[Items listed in a dataset]
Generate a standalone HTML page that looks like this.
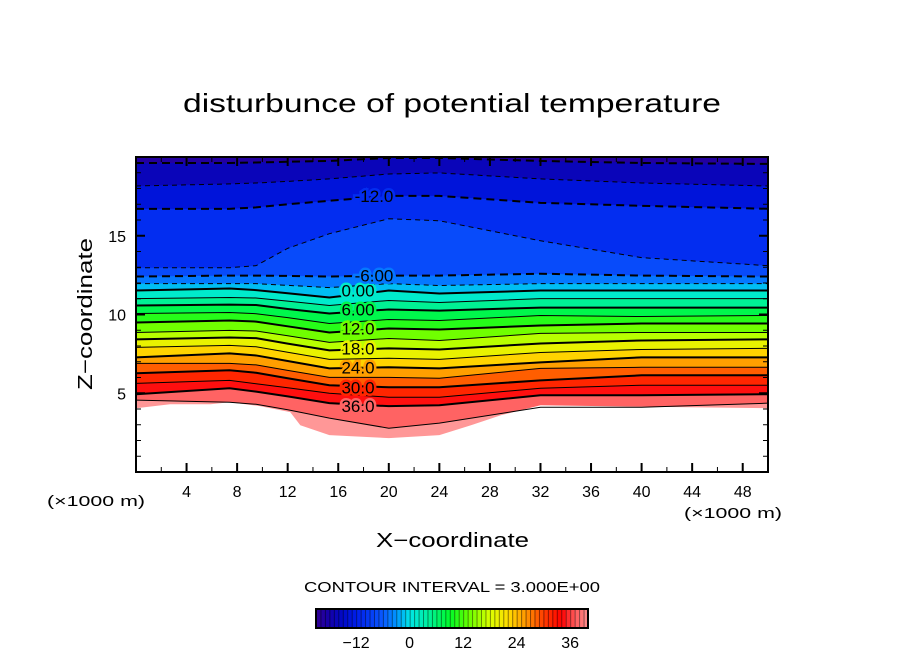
<!DOCTYPE html>
<html><head><meta charset="utf-8"><style>
html,body{margin:0;padding:0;background:#fff;}
svg{display:block;font-family:"Liberation Sans",sans-serif;}
</style></head><body>
<svg id="chart" width="904" height="654" viewBox="0 0 904 654" xmlns="http://www.w3.org/2000/svg">
<text x="183" y="112" font-size="26" textLength="538" lengthAdjust="spacingAndGlyphs">disturbunce of potential temperature</text>
<g id="plot"></g>
<text transform="translate(92,390) rotate(-90)" font-size="20" textLength="152" lengthAdjust="spacingAndGlyphs">Z−coordinate</text>
<text x="376" y="547" font-size="20" textLength="153" lengthAdjust="spacingAndGlyphs">X−coordinate</text>
<text x="47" y="506" font-size="15" textLength="98" lengthAdjust="spacingAndGlyphs">(×1000 m)</text>
<text x="684" y="518" font-size="15" textLength="98" lengthAdjust="spacingAndGlyphs">(×1000 m)</text>
<text x="304" y="592" font-size="15" textLength="296" lengthAdjust="spacingAndGlyphs">CONTOUR INTERVAL = 3.000E+00</text>
<g id="cbar"></g>
</svg>
<script>
const levels = [39,36,33,30,27,24,21,18,15,12,9,6,3,0,-3,-6,-9,-12,-15,-18];
const colX = [0,7.4,9.5,12,15.3,20,24,32,40,50];
// contour heights (km) for each column, ordered as levels
const col0  = [4.56,4.94,5.63,6.27,6.90,7.28,7.91,8.42,8.86,9.49,10.06,10.57,11.01,11.52,11.96,12.41,12.97,16.71,18.16,19.62];
const col1  = [4.43,5.32,5.82,6.46,6.90,7.53,8.04,8.54,8.99,9.62,10.13,10.63,11.08,11.65,11.96,12.47,12.97,16.71,18.29,19.62];
const col1b = [4.30,5.10,5.60,6.30,6.80,7.40,7.95,8.50,8.95,9.55,10.05,10.60,11.05,11.55,11.96,12.47,13.10,16.80,18.35,19.65];
const col1c = [3.95,4.80,5.35,5.95,6.45,7.05,7.60,8.15,8.65,9.25,9.80,10.35,10.85,11.35,11.85,12.45,14.20,17.00,18.45,19.70];
const col2  = [3.42,4.37,5.00,5.51,6.01,6.58,7.15,7.72,8.23,8.86,9.43,10.06,10.57,11.08,11.71,12.41,15.13,17.22,18.61,19.75];
const col3  = [2.78,4.18,4.75,5.38,6.01,6.65,7.22,7.85,8.48,9.11,9.68,10.32,10.89,11.52,11.96,12.47,16.08,17.53,18.92,19.94];
const col4  = [3.10,4.24,4.75,5.38,5.95,6.58,7.15,7.78,8.35,9.05,9.62,10.25,10.76,11.33,11.84,12.47,15.95,17.53,18.99,19.94];
const col5  = [4.11,4.87,5.32,5.82,6.58,6.96,7.59,8.16,8.80,9.30,9.94,10.44,11.01,11.52,11.96,12.59,14.68,17.09,18.61,19.75];
const col6  = [4.11,4.87,5.51,6.14,6.65,7.28,7.78,8.35,8.86,9.43,9.87,10.44,11.01,11.52,11.96,12.47,13.61,16.90,18.35,19.62];
const col7  = [4.37,4.94,5.51,6.14,6.65,7.28,7.85,8.42,8.86,9.43,9.94,10.44,11.01,11.52,11.96,12.41,13.10,16.71,18.16,19.56];
const terrainX = [0,2.7,5.9,7.4,9.8,12.2,13,15.3,20,24,26.5,28.9,32,36.7,50];
const terrainZ = [4.05,4.30,4.30,4.43,4.18,3.80,2.97,2.34,2.15,2.34,2.97,3.61,4.24,4.18,4.05];
const xTicks = [4,8,12,16,20,24,28,32,36,40,44,48];
const zTicks = [5,10,15];
const cbTicks = [-12,0,12,24,36];
const labelLevels = [36,30,24,18,12,6,0,-6,-12];
const labelText = ["36.0","30.0","24.0","18.0","12.0","6.00","0.00","-6.00","-12.0"];

const NS="http://www.w3.org/2000/svg";
const L=136,R=768,T=157,B=472;
const sx=x=>L+(x/50)*(R-L);
const sz=z=>B-(z/20)*(B-T);
const cols=[col0,col1,col1b,col1c,col2,col3,col4,col5,col6,col7];
const midCol=5;
function mk(tag,attrs,parent){const e=document.createElementNS(NS,tag);for(const k in attrs)e.setAttribute(k,attrs[k]);parent.appendChild(e);return e;}
const stops=[[-22,[60,0,140]],[-18,[20,0,170]],[-15,[0,10,200]],[-12,[0,30,235]],[-6,[10,90,255]],[-3,[0,150,255]],[0,[0,230,230]],[4,[0,240,160]],[9,[0,250,40]],[13,[100,255,0]],[18,[220,255,0]],[22,[255,220,0]],[26,[255,150,0]],[30,[255,60,0]],[34,[255,0,0]],[37,[255,90,90]],[41,[255,160,160]]];
function cmap(v){if(v<=stops[0][0])return `rgb(${stops[0][1]})`;for(let i=1;i<stops.length;i++){if(v<=stops[i][0]){const a=stops[i-1],b=stops[i],t=(v-a[0])/(b[0]-a[0]);return `rgb(${a[1].map((c,j)=>Math.round(c+(b[1][j]-c)*t)).join(',')})`;}}return `rgb(${stops[stops.length-1][1]})`;}
function linePts(k){return colX.map((x,i)=>[sx(x),sz(cols[i][k])]);}
const plot=document.getElementById('plot');
const bg=mk('rect',{x:L,y:T,width:R-L,height:B-T,fill:cmap(-19.5)},plot);


for(let k=levels.length-1;k>=0;k--){
  const pts=linePts(k);
  const d='M'+pts.map(p=>p.join(',')).join('L')+`L${R},${B}L${L},${B}Z`;
  const p=mk('path',{d:d,fill:cmap(levels[k]+1.5)},plot);
  
  
}
const tp=terrainX.map((x,i)=>sx(x)+','+sz(terrainZ[i])).join('L');
const terr=mk('path',{d:'M'+tp+`L${R},${B}L${L},${B}Z`,fill:'#fff'},plot);


levels.forEach((v,k)=>{
  const pts=linePts(k);
  const thick=(v%6===0);
  const a={points:pts.map(p=>p.join(',')).join(' '),fill:'none',stroke:'#000','stroke-width':thick?2:1};
  if(v<0)a['stroke-dasharray']=thick?'8,5':'5,4';
  const pl=mk('polyline',a,plot);
  
  
});
labelLevels.forEach((v,i)=>{
  const k=levels.indexOf(v);
  const z=cols[midCol][k];
  const cx=v<0?374:358;
  const t=mk('text',{x:cx,y:sz(z)+6,'font-size':17,'text-anchor':'middle',fill:'#000',stroke:cmap(v+1.5),'stroke-width':5,'paint-order':'stroke'},plot);
  t.textContent=labelText[i];
  
  
});
mk('rect',{x:L,y:T,width:R-L,height:B-T,fill:'none',stroke:'#000','stroke-width':2},plot);
for(let x=2;x<50;x+=2){const maj=x%4===0;const h=maj?9:5;
  mk('line',{x1:sx(x),x2:sx(x),y1:B,y2:B-h,stroke:'#000','stroke-width':maj?2:1},plot);
  mk('line',{x1:sx(x),x2:sx(x),y1:T,y2:T+h,stroke:'#000','stroke-width':maj?2:1},plot);}
for(let z=1;z<20;z++){const maj=z%5===0;const h=maj?9:5;
  mk('line',{x1:L,x2:L+h,y1:sz(z),y2:sz(z),stroke:'#000','stroke-width':maj?2:1},plot);
  mk('line',{x1:R,x2:R-h,y1:sz(z),y2:sz(z),stroke:'#000','stroke-width':maj?2:1},plot);}
xTicks.forEach(x=>{const t=mk('text',{x:sx(x),y:497,'font-size':16,'text-anchor':'middle'},plot);t.textContent=x;
  
  });
zTicks.forEach(z=>{const t=mk('text',{x:126,y:sz(z)+6,'font-size':16,'text-anchor':'end'},plot);t.textContent=z;
  
  });
const cb=document.getElementById('cbar');
const cL=316,cR=588,cT=609,cB=628,v0=-21,v1=40;
const cx=v=>cL+(v-v0)/(v1-v0)*(cR-cL);
for(let v=v0;v<v1;v++){
  const r=mk('rect',{x:cx(v),y:cT,width:cx(v+1)-cx(v)+0.3,height:cB-cT,fill:cmap(v+0.5)},cb);
  
  
  mk('line',{x1:cx(v)+0.5,x2:cx(v)+0.5,y1:cT,y2:cB,stroke:'rgba(0,0,0,0.45)','stroke-width':1},cb);
}
mk('rect',{x:cL,y:cT,width:cR-cL,height:cB-cT,fill:'none',stroke:'#000','stroke-width':2},cb);
cbTicks.forEach(v=>{const t=mk('text',{x:cx(v),y:648,'font-size':16,'text-anchor':'middle'},cb);t.textContent=v<0?'−'+(-v):v;
  
  });
</script>
</body></html>
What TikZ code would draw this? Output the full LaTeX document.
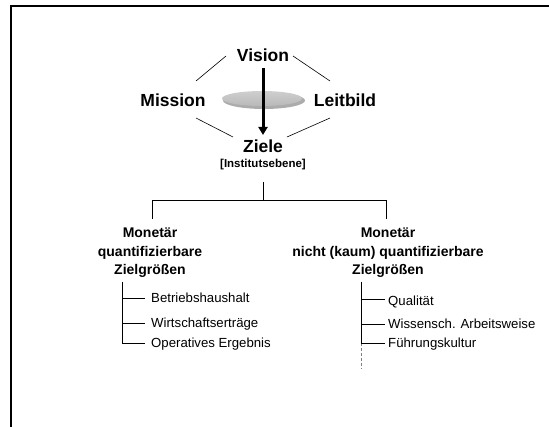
\documentclass[tikz,border=0pt]{standalone}
\usepackage{fontspec}
\setmainfont{Liberation Sans}
\usetikzlibrary{arrows.meta}
\begin{document}
\begin{tikzpicture}[x=1pt,y=-1pt,
  big/.style={font=\fontsize{17.5}{20}\selectfont\bfseries, inner sep=0pt, anchor=base},
  small/.style={font=\fontsize{11.5}{13}\selectfont\bfseries, inner sep=0pt, anchor=base},
  head/.style={font=\fontsize{14}{18.5}\selectfont\bfseries, align=center, inner sep=0pt},
  item/.style={font=\fontsize{13.2}{15}\selectfont, inner sep=0pt, anchor=mid west},
  thin/.style={line width=0.6pt},
  tree/.style={line width=0.8pt},
  frame/.style={line width=1.1pt}]
\useasboundingbox (0,0) rectangle (549,427);
\draw[frame] (11,427) -- (11,6) -- (549,6);

% disc
\fill[gray!65] (264,100.5) ellipse [x radius=41, y radius=8.5];
\shade[top color=gray!38, bottom color=gray!55] (262,98.5) ellipse [x radius=40, y radius=7.5];

% top texts
\node[big] (vision) at (263,62) {Vision};
\node[big] (mission) at (173,107) {Mission};
\node[big] (leitbild) at (345,107) {Leitbild};
\node[big] (ziele) at (263,153) {Ziele};
\node[small] (inst) at (263,168) {[Institutsebene]};

% diamond lines
\coordinate (vm1) at (226,56); \coordinate (vm2) at (196,81);
\coordinate (vl1) at (293,56); \coordinate (vl2) at (330,81);
\coordinate (mz1) at (196,118); \coordinate (mz2) at (233,137);
\coordinate (lz1) at (330,118); \coordinate (lz2) at (287,137);
\draw[thin] (vm1) -- (vm2);
\draw[thin] (vl1) -- (vl2);
\draw[thin] (mz1) -- (mz2);
\draw[thin] (lz1) -- (lz2);

% thick arrow
\coordinate (as) at (263,68); \coordinate (ae) at (263,135);
\draw[line width=3pt, -{Triangle[length=8pt,width=9pt]}] (as) -- (ae);

% tree
\coordinate (t0) at (263,182); \coordinate (tj) at (263,200);
\coordinate (tl) at (152,200); \coordinate (tle) at (152,219);
\coordinate (tr) at (386,200); \coordinate (tre) at (386,219);
\draw[tree] (t0) -- (tj);
\draw[tree] (tle) -- (tl) -- (tr) -- (tre);

\node[head] (hl) at (150,253) {Monetär\\quantifizierbare\\Zielgrößen};
\node[head] (hr) at (388,253) {Monetär\\nicht (kaum) quantifizierbare\\Zielgrößen};

% left list
\coordinate (l0) at (122,282);
\coordinate (l1) at (122,298); \coordinate (l1e) at (145,298);
\coordinate (l2) at (122,323); \coordinate (l2e) at (145,323);
\coordinate (l3) at (122,343); \coordinate (l3e) at (145,343);
\draw[tree] (l0) -- (l3) -- (l3e);
\draw[tree] (l1) -- (l1e);
\draw[tree] (l2) -- (l2e);
\node[item] (b1) at (151,300) {Betriebshaushalt};
\node[item] (b2) at (151,324.5) {Wirtschaftserträge};
\node[item] (b3) at (151,344.5) {Operatives Ergebnis};

% right list
\coordinate (r0) at (361,282);
\coordinate (r1) at (361,299); \coordinate (r1e) at (385,299);
\coordinate (r2) at (361,324); \coordinate (r2e) at (385,324);
\coordinate (r3) at (361,343); \coordinate (r3e) at (385,343);
\coordinate (r4) at (361,369);
\draw[tree] (r0) -- (r3);
\draw[tree, gray, dash pattern=on 3pt off 2pt] (r3) -- (r4);
\draw[tree] (r1) -- (r1e);
\draw[tree] (r2) -- (r2e);
\draw[tree] (r3) -- (r3e);
\node[item] (q1) at (388,303) {Qualität};
\node[item] (q2) at (388,325.5) {Wissensch. Arbeitsweise};
\node[item] (q3) at (388,345) {Führungskultur};
\end{tikzpicture}
\end{document}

The problem >>
Only the lines between the one with "What TikZ code" and the one with "(tr) -- (tre);", those two included, get copied from the material above. Keep it exact and free of pictures.

Task answer >>
What TikZ code would draw this? Output the full LaTeX document.
\documentclass[tikz,border=0pt]{standalone}
\usepackage{fontspec}
\setmainfont{Liberation Sans}
\usetikzlibrary{arrows.meta}
\begin{document}
\begin{tikzpicture}[x=1pt,y=-1pt,
  big/.style={font=\fontsize{17.5}{20}\selectfont\bfseries, inner sep=0pt, anchor=base},
  small/.style={font=\fontsize{11.5}{13}\selectfont\bfseries, inner sep=0pt, anchor=base},
  head/.style={font=\fontsize{14}{18.5}\selectfont\bfseries, align=center, inner sep=0pt},
  item/.style={font=\fontsize{13.2}{15}\selectfont, inner sep=0pt, anchor=mid west},
  thin/.style={line width=0.6pt},
  tree/.style={line width=0.8pt},
  frame/.style={line width=1.1pt}]
\useasboundingbox (0,0) rectangle (549,427);
\draw[frame] (11,427) -- (11,6) -- (549,6);

% disc
\fill[gray!65] (264,100.5) ellipse [x radius=41, y radius=8.5];
\shade[top color=gray!38, bottom color=gray!55] (262,98.5) ellipse [x radius=40, y radius=7.5];

% top texts
\node[big] (vision) at (263,62) {Vision};
\node[big] (mission) at (173,107) {Mission};
\node[big] (leitbild) at (345,107) {Leitbild};
\node[big] (ziele) at (263,153) {Ziele};
\node[small] (inst) at (263,168) {[Institutsebene]};

% diamond lines
\coordinate (vm1) at (226,56); \coordinate (vm2) at (196,81);
\coordinate (vl1) at (293,56); \coordinate (vl2) at (330,81);
\coordinate (mz1) at (196,118); \coordinate (mz2) at (233,137);
\coordinate (lz1) at (330,118); \coordinate (lz2) at (287,137);
\draw[thin] (vm1) -- (vm2);
\draw[thin] (vl1) -- (vl2);
\draw[thin] (mz1) -- (mz2);
\draw[thin] (lz1) -- (lz2);

% thick arrow
\coordinate (as) at (263,68); \coordinate (ae) at (263,135);
\draw[line width=3pt, -{Triangle[length=8pt,width=9pt]}] (as) -- (ae);

% tree
\coordinate (t0) at (263,182); \coordinate (tj) at (263,200);
\coordinate (tl) at (152,200); \coordinate (tle) at (152,219);
\coordinate (tr) at (386,200); \coordinate (tre) at (386,219);
\draw[tree] (t0) -- (tj);
\draw[tree] (tle) -- (tl) -- (tr) -- (tre);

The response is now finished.